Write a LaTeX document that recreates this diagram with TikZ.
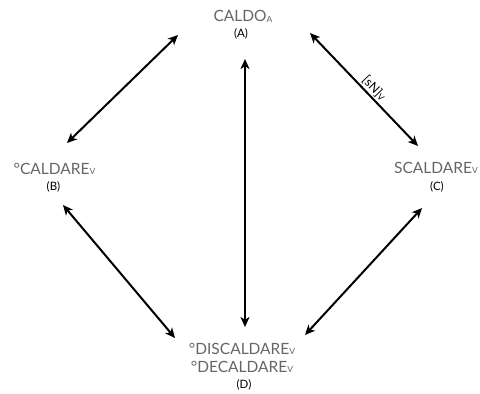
\documentclass[tikz,border=0pt]{standalone}
\usepackage{fontspec}
\setmainfont{Lato}
\usetikzlibrary{arrows.meta}
\definecolor{namegray}{HTML}{666666}
\newcommand\lsub[1]{\raisebox{-0.6pt}{\fontsize{8.5}{9}\selectfont #1}}
\tikzset{
  nm/.style={anchor=base, inner sep=0pt, text=namegray, font=\fontsize{15.5}{17}\selectfont},
  lt/.style={anchor=base, inner sep=0pt, text=black, font=\fontsize{11.5}{13}\selectfont},
  tip/.style={Stealth[length=10pt,width=9pt,inset=2.8pt]},
  rel/.style={line width=2pt, {Stealth[length=10pt,width=9pt,inset=2.8pt]}-{Stealth[length=10pt,width=9pt,inset=2.8pt]}},
}
\begin{document}
\begin{tikzpicture}[x=1pt,y=-1pt]
\useasboundingbox[fill=white] (0,0) rectangle (480,394);
% labels
\node[nm] (Aname) at (243,21.5) {CALDO\lsub{A}};
\node[lt] (Alet) at (241,37) {(A)};
\node[nm] (Bname) at (54.5,174) {°CALDARE\lsub{V}};
\node[lt] (Blet) at (53.5,190) {(B)};
\node[nm] (Cname) at (436,173) {SCALDARE\lsub{V}};
\node[lt] (Clet) at (437,190) {(C)};
\node[nm] (Dname1) at (242,354) {°DISCALDARE\lsub{V}};
\node[nm] (Dname2) at (242,372) {°DECALDARE\lsub{V}};
\node[lt] (Dlet) at (244,388) {(D)};
% arrow end points
\coordinate (AB1) at (178,35);
\coordinate (AB2) at (67,143);
\coordinate (AD1) at (245,59);
\coordinate (AD2) at (245,327);
\coordinate (AC1) at (310,33);
\coordinate (AC2) at (418,146);
\coordinate (BD1) at (63,205);
\coordinate (BD2) at (175,338);
\coordinate (CD1) at (422,208);
\coordinate (CD2) at (305,335);
% arrows
\draw[rel] (AB1) -- (AB2);
\draw[rel] (AD1) -- (AD2);
\draw[rel] (AC1) -- (AC2) node[pos=0.54, sloped, above=1.5pt, inner sep=0pt, text=black, font=\fontsize{12.5}{14}\selectfont] (sNlab) {[sN]\lsub{V}};
\draw[rel] (BD1) -- (BD2);
\draw[rel] (CD1) -- (CD2);
\end{tikzpicture}
\end{document}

__________

OBJECTIVE
Print each line of the material above exactly, with the pictures removed from your copy.

RESPONSE
Write a LaTeX document that recreates this diagram with TikZ.
\documentclass[tikz,border=0pt]{standalone}
\usepackage{fontspec}
\setmainfont{Lato}
\usetikzlibrary{arrows.meta}
\definecolor{namegray}{HTML}{666666}
\newcommand\lsub[1]{\raisebox{-0.6pt}{\fontsize{8.5}{9}\selectfont #1}}
\tikzset{
  nm/.style={anchor=base, inner sep=0pt, text=namegray, font=\fontsize{15.5}{17}\selectfont},
  lt/.style={anchor=base, inner sep=0pt, text=black, font=\fontsize{11.5}{13}\selectfont},
  tip/.style={Stealth[length=10pt,width=9pt,inset=2.8pt]},
  rel/.style={line width=2pt, {Stealth[length=10pt,width=9pt,inset=2.8pt]}-{Stealth[length=10pt,width=9pt,inset=2.8pt]}},
}
\begin{document}
\begin{tikzpicture}[x=1pt,y=-1pt]
\useasboundingbox[fill=white] (0,0) rectangle (480,394);
% labels
\node[nm] (Aname) at (243,21.5) {CALDO\lsub{A}};
\node[lt] (Alet) at (241,37) {(A)};
\node[nm] (Bname) at (54.5,174) {°CALDARE\lsub{V}};
\node[lt] (Blet) at (53.5,190) {(B)};
\node[nm] (Cname) at (436,173) {SCALDARE\lsub{V}};
\node[lt] (Clet) at (437,190) {(C)};
\node[nm] (Dname1) at (242,354) {°DISCALDARE\lsub{V}};
\node[nm] (Dname2) at (242,372) {°DECALDARE\lsub{V}};
\node[lt] (Dlet) at (244,388) {(D)};
% arrow end points
\coordinate (AB1) at (178,35);
\coordinate (AB2) at (67,143);
\coordinate (AD1) at (245,59);
\coordinate (AD2) at (245,327);
\coordinate (AC1) at (310,33);
\coordinate (AC2) at (418,146);
\coordinate (BD1) at (63,205);
\coordinate (BD2) at (175,338);
\coordinate (CD1) at (422,208);
\coordinate (CD2) at (305,335);
% arrows
\draw[rel] (AB1) -- (AB2);
\draw[rel] (AD1) -- (AD2);
\draw[rel] (AC1) -- (AC2) node[pos=0.54, sloped, above=1.5pt, inner sep=0pt, text=black, font=\fontsize{12.5}{14}\selectfont] (sNlab) {[sN]\lsub{V}};
\draw[rel] (BD1) -- (BD2);
\draw[rel] (CD1) -- (CD2);
\end{tikzpicture}
\end{document}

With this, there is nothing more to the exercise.